• [Material for this task]
▬▬▬▬▬▬
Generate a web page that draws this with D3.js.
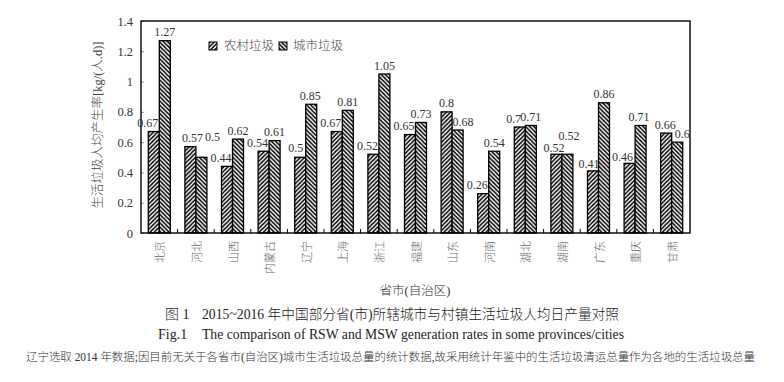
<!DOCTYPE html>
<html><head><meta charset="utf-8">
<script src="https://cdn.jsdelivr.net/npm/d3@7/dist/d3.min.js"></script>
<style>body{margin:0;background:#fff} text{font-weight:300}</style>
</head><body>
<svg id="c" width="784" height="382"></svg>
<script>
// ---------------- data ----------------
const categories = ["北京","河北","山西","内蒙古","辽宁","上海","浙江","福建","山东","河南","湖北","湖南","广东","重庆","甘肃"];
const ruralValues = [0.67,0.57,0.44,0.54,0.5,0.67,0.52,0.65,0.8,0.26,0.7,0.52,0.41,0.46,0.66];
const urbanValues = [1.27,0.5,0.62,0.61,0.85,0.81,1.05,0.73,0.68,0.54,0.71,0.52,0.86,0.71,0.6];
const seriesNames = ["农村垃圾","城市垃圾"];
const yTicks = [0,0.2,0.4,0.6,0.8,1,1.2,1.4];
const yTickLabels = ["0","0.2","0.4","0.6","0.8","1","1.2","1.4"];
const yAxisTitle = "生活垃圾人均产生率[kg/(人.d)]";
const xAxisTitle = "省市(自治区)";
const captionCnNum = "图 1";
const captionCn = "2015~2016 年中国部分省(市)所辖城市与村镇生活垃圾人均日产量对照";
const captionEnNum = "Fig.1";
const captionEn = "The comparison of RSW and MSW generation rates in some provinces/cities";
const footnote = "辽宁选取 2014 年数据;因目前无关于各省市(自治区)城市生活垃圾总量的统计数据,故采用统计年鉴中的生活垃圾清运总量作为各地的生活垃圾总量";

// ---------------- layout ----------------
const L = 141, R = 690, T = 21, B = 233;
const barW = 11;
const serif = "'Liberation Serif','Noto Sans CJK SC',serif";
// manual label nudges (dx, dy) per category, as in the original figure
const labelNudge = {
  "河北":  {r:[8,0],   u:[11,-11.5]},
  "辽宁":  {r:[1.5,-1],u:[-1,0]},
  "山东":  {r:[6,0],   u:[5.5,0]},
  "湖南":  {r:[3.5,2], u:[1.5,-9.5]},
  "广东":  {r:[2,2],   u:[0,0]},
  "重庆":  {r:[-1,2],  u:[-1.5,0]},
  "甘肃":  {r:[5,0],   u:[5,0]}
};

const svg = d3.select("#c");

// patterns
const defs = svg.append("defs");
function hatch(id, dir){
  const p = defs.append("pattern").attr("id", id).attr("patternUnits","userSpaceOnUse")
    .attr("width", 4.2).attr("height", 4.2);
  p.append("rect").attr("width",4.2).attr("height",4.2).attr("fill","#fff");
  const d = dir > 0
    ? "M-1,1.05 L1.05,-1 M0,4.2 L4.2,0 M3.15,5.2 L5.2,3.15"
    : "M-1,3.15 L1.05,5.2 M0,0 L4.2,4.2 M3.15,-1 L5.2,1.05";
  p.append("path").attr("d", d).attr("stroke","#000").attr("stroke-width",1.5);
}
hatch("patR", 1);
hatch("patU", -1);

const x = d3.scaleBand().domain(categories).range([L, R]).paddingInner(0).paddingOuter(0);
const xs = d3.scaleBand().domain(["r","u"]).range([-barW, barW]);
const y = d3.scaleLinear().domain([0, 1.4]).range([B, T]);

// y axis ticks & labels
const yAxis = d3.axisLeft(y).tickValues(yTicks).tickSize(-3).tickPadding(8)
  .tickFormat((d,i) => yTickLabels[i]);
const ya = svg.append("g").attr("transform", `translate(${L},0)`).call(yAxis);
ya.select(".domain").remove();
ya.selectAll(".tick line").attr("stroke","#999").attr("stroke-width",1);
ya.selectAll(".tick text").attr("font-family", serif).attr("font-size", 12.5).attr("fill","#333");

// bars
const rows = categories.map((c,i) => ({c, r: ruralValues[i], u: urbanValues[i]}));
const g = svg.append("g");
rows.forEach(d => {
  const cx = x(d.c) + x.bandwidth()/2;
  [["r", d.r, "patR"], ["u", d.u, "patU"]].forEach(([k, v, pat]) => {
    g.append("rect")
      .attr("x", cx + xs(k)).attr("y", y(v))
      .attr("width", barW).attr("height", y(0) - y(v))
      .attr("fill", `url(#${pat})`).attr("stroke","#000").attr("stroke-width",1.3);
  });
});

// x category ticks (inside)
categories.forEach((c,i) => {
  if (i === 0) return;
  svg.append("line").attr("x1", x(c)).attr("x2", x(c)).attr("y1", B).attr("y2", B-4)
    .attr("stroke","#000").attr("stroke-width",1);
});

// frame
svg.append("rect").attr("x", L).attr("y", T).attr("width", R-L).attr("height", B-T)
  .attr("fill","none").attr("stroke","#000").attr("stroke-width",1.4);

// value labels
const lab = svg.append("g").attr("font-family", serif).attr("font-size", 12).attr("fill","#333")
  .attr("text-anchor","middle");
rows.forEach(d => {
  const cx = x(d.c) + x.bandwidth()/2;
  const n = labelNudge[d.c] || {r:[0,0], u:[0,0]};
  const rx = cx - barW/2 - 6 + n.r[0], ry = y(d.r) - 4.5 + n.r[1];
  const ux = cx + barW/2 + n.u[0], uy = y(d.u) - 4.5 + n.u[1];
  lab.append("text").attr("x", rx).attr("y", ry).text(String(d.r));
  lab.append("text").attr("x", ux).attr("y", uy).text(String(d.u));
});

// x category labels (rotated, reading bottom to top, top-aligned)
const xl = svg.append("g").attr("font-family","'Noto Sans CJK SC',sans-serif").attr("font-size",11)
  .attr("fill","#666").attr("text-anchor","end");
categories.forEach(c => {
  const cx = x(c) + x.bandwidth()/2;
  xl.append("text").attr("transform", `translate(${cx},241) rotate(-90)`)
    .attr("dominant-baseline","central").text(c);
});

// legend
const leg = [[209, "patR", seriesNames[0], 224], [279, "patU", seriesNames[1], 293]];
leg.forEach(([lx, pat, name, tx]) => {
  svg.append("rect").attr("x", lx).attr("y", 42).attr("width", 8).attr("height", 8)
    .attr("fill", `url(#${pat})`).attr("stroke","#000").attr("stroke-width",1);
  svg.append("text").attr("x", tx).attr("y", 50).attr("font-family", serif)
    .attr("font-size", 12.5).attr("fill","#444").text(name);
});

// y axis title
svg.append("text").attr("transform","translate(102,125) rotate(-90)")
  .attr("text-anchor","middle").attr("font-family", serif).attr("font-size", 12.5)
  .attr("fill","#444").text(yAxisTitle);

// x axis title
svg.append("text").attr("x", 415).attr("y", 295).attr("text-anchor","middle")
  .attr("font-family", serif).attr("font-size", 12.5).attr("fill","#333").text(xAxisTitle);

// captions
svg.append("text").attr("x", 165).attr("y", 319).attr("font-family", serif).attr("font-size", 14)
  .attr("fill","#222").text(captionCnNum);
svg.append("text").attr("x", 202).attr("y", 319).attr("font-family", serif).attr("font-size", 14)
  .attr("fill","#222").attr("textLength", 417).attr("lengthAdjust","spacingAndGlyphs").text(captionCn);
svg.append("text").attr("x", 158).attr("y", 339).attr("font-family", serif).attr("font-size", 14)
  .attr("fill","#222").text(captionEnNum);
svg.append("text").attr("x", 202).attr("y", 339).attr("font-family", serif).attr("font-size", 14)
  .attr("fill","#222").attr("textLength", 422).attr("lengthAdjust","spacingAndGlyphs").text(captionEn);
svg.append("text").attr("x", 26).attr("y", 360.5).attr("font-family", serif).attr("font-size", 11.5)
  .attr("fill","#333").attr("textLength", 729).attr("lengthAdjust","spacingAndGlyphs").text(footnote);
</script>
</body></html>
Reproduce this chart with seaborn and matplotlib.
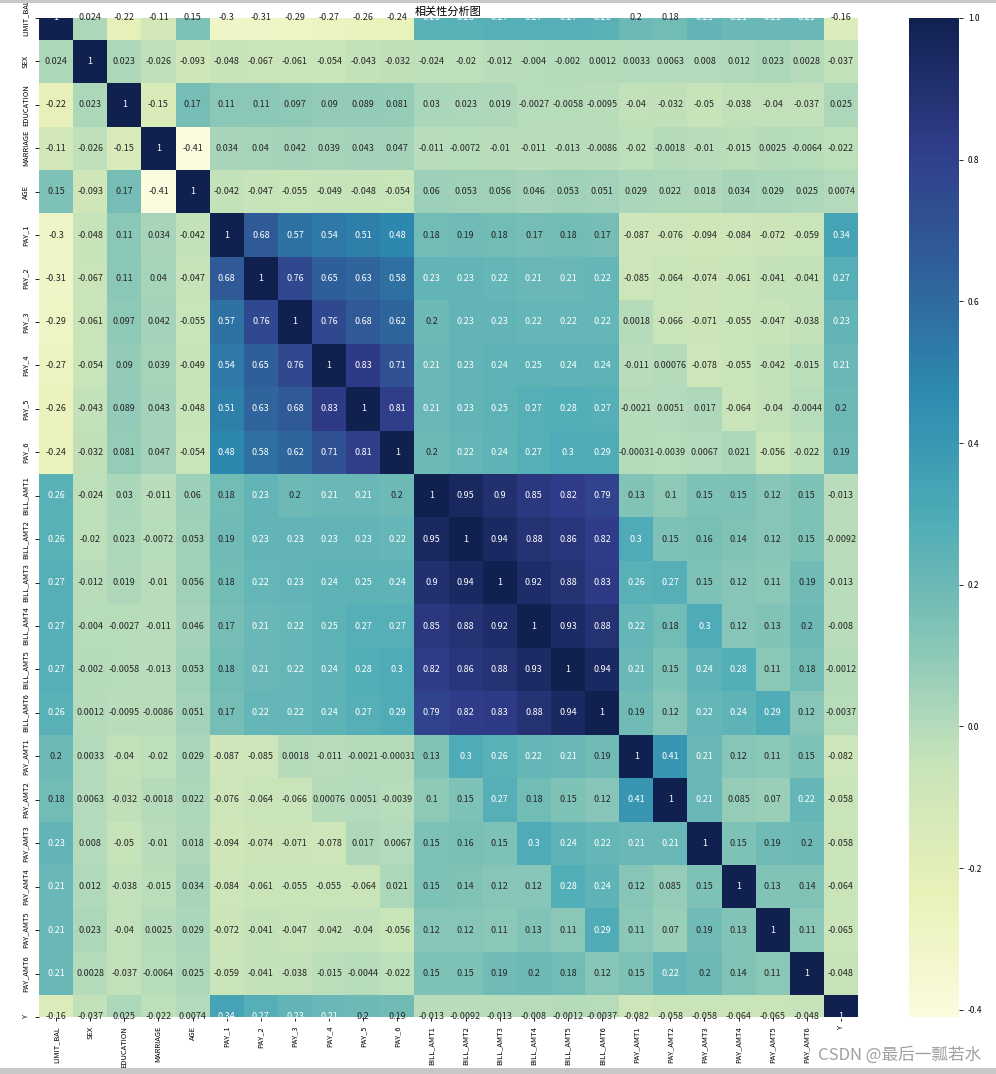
▬▬▬▬▬▬
• [Exercise aim] Go through the preceding material and copy each line that has the word "with".

• [Exercise response]
Generate a web page that draws this with D3.js.
Reproduce this chart with seaborn and matplotlib.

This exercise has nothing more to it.